» **Data for the task**:
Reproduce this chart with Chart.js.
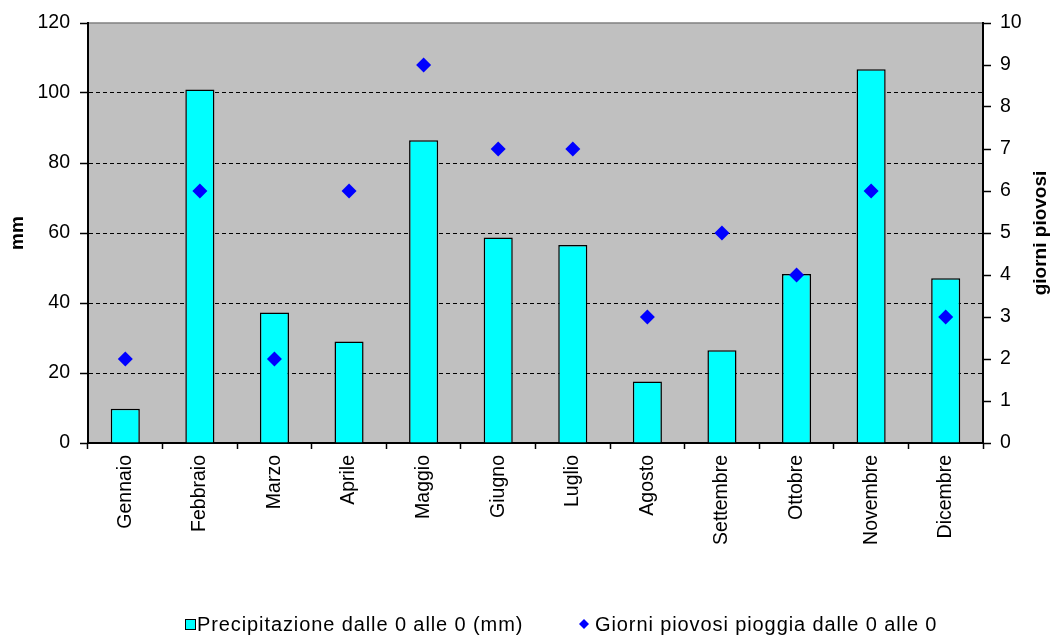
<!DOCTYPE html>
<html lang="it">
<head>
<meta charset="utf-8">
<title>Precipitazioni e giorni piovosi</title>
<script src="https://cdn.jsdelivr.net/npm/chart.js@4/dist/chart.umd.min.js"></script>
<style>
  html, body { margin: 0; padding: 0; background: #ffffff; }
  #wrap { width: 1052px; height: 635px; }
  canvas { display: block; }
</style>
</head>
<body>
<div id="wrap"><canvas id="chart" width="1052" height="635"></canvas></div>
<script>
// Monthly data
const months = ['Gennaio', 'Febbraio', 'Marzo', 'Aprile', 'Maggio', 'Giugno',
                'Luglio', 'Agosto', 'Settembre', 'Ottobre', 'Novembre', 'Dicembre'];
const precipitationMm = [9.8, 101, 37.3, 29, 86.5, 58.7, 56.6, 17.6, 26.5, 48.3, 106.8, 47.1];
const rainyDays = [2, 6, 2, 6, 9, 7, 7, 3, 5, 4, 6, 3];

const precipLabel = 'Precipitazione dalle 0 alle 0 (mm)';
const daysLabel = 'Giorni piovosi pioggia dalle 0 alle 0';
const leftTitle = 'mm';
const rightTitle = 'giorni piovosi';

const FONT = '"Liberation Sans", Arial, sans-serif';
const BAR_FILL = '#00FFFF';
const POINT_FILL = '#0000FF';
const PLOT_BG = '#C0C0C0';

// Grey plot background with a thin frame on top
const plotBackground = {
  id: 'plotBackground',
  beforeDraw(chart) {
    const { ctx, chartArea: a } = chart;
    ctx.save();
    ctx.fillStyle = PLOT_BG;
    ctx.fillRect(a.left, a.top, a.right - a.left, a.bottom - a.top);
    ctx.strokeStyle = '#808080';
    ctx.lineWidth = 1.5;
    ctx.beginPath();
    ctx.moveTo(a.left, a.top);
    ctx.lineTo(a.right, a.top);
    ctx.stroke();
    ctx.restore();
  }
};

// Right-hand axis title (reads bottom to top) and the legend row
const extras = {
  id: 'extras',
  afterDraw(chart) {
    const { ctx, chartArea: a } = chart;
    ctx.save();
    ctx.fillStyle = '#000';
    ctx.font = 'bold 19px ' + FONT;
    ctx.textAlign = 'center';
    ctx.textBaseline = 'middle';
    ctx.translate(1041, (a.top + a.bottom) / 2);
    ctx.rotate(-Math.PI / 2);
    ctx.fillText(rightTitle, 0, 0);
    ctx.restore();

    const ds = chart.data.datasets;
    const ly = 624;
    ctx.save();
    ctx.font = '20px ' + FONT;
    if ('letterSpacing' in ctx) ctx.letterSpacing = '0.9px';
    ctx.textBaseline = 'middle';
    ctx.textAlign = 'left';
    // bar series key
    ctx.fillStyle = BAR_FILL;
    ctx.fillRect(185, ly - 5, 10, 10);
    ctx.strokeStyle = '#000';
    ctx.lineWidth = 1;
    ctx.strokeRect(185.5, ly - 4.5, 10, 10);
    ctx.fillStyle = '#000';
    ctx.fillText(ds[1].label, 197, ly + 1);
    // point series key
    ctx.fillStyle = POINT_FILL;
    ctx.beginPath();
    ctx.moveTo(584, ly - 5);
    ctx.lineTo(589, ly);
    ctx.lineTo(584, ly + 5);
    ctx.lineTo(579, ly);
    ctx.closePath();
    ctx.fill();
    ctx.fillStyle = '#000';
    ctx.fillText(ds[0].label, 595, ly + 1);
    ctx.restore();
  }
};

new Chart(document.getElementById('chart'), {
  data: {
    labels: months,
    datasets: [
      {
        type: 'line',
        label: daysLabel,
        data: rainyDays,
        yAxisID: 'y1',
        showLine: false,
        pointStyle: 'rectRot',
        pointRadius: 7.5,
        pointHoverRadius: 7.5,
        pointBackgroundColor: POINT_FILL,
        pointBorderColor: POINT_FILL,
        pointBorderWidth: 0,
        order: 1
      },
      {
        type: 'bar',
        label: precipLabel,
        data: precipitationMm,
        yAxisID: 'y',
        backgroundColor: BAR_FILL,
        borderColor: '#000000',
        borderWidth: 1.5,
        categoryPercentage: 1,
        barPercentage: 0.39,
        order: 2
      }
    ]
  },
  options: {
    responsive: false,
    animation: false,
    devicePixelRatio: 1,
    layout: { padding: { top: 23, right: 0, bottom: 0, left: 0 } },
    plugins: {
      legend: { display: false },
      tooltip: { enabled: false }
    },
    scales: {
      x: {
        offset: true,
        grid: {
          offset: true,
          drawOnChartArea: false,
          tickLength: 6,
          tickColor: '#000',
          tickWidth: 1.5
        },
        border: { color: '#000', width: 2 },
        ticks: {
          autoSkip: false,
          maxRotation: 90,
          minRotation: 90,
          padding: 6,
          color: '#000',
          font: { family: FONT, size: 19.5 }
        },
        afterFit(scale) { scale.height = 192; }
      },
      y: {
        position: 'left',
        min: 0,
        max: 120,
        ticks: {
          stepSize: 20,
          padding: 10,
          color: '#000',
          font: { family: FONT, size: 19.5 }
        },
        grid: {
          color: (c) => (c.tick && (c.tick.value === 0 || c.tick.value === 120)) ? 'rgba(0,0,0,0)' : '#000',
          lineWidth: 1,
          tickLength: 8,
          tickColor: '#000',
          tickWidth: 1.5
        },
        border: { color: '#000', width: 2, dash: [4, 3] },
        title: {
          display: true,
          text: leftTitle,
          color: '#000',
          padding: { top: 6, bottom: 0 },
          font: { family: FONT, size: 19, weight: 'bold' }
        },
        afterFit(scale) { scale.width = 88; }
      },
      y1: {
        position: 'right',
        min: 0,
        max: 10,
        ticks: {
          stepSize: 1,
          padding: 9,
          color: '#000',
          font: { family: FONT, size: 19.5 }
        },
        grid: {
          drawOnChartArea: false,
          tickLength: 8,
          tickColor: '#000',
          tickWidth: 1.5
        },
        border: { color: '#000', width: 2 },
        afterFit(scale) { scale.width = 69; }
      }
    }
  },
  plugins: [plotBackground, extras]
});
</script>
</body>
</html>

==

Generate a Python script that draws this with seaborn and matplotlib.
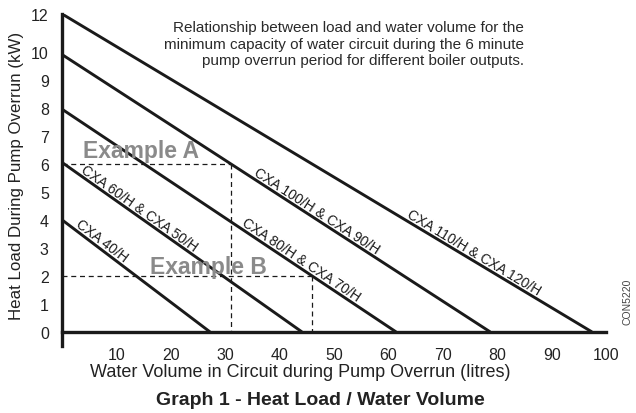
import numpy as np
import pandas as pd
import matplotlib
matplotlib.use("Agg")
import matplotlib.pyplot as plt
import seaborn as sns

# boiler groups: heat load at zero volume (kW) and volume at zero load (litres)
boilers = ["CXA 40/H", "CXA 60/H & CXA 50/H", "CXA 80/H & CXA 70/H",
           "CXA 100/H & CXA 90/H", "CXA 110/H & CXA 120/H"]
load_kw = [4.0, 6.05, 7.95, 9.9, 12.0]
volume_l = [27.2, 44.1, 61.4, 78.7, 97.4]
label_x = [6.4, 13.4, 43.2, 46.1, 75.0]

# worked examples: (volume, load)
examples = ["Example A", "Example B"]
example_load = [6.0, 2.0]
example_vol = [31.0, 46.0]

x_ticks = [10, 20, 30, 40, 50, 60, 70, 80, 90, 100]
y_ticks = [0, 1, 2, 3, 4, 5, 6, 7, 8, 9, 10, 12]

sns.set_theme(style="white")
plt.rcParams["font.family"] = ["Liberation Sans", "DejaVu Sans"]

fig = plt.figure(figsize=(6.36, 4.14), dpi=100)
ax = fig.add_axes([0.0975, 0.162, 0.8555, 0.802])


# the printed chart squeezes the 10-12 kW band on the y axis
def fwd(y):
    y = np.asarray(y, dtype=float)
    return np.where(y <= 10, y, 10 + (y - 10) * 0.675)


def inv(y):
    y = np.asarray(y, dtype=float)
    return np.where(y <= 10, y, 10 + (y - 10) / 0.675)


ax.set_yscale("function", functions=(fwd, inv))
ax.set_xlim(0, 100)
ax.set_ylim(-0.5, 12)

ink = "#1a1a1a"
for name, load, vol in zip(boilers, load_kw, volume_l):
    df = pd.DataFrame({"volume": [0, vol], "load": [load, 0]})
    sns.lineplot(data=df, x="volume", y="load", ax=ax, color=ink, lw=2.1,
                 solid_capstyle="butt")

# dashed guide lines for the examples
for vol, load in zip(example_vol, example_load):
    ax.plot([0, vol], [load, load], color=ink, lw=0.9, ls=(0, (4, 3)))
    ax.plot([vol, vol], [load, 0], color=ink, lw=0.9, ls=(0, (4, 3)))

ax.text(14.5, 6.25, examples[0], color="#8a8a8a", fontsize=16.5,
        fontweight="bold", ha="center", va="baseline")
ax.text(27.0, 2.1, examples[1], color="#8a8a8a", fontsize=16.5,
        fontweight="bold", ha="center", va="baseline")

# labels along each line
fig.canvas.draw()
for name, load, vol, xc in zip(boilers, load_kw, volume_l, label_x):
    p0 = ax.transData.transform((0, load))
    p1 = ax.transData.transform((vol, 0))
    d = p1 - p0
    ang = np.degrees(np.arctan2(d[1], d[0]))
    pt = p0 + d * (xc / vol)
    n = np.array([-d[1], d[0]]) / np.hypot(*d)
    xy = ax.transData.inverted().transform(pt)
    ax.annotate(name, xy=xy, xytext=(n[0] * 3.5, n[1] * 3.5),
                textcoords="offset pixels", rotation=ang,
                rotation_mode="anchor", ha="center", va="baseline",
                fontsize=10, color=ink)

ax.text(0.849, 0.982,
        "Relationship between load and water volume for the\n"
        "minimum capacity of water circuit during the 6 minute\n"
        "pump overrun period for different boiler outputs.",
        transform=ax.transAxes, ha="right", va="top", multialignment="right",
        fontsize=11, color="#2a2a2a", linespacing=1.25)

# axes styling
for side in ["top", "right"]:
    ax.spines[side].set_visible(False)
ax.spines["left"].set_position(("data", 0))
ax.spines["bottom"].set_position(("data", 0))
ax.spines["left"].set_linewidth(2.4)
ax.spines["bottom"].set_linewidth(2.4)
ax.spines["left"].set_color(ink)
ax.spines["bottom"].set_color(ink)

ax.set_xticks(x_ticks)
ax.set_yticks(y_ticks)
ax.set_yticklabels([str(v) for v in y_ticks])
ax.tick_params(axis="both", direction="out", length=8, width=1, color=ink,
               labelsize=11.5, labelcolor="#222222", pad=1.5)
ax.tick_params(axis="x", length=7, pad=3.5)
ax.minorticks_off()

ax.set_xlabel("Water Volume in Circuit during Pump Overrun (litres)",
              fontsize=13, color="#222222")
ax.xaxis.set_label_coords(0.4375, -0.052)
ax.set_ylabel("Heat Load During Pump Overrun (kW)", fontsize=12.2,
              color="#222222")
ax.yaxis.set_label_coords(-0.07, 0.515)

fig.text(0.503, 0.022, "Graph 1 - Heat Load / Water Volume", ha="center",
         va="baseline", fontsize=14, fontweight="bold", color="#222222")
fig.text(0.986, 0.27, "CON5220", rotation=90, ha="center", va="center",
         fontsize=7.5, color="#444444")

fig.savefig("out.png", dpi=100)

» **Task brief**: Pictures should be left out. Retype only the run of lines from the line containing "Reproduce this chart with Chart.js." to the line containing "const rightTitle = 'giorni piovosi';", inclusive.

» **Output for this task**:
Reproduce this chart with Chart.js.
<!DOCTYPE html>
<html lang="it">
<head>
<meta charset="utf-8">
<title>Precipitazioni e giorni piovosi</title>
<script src="https://cdn.jsdelivr.net/npm/chart.js@4/dist/chart.umd.min.js"></script>
<style>
  html, body { margin: 0; padding: 0; background: #ffffff; }
  #wrap { width: 1052px; height: 635px; }
  canvas { display: block; }
</style>
</head>
<body>
<div id="wrap"><canvas id="chart" width="1052" height="635"></canvas></div>
<script>
// Monthly data
const months = ['Gennaio', 'Febbraio', 'Marzo', 'Aprile', 'Maggio', 'Giugno',
                'Luglio', 'Agosto', 'Settembre', 'Ottobre', 'Novembre', 'Dicembre'];
const precipitationMm = [9.8, 101, 37.3, 29, 86.5, 58.7, 56.6, 17.6, 26.5, 48.3, 106.8, 47.1];
const rainyDays = [2, 6, 2, 6, 9, 7, 7, 3, 5, 4, 6, 3];

const precipLabel = 'Precipitazione dalle 0 alle 0 (mm)';
const daysLabel = 'Giorni piovosi pioggia dalle 0 alle 0';
const leftTitle = 'mm';
const rightTitle = 'giorni piovosi';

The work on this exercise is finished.